ALGIERS (Reuters) - War may break out again in Western Sahara after an uneasy 16-year peace if U.N.-sponsored talks between Morocco and the Polisario Front independence movement fail, Polisario said on Friday.

A third round of talks to resolve Africa's longest-running territorial dispute are set for January 7-9 in Manhasset, New York.

Polisario said Morocco had a "precious opportunity for a just and definitive peace" in the desert territory of 260,000 that contains phosphates and rich fishing banks and may have offshore oil.

"The Moroccan government will assume the full consequences that would result from the failure of the negotiating process and notably the resumption of military hostilities", Algeria's official news agency APS quoted a Polisario statement as saying.

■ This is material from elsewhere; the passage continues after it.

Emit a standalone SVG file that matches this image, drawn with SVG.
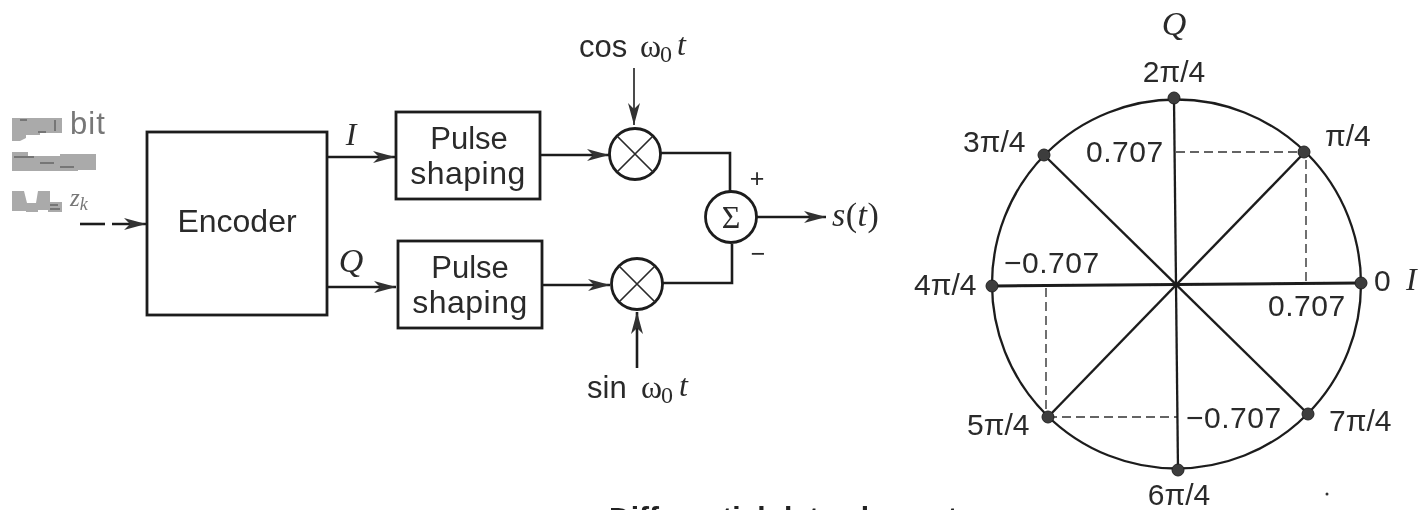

The declaration came at the end of Polisario's congress in the desert outpost of Tifariti, held every three to four years.

Peacekeepers have watched over Western Sahara since 1991 when the United Nations brokered a ceasefire to end a guerrilla war between Polisario and Morocco, which annexed the northwest African territory in 1975.

Morocco has poured people and money into the area it controls, bordered to the west by the Atlantic and to the east by a defensive sand wall guarded by tens of thousands of its troops and reinforced by landmines.

The ceasefire terms included holding a referendum to let the inhabitants decide their future but it never took place. Rabat now rules out such a vote and has French support for its proposal for only limited self-rule.  Continued...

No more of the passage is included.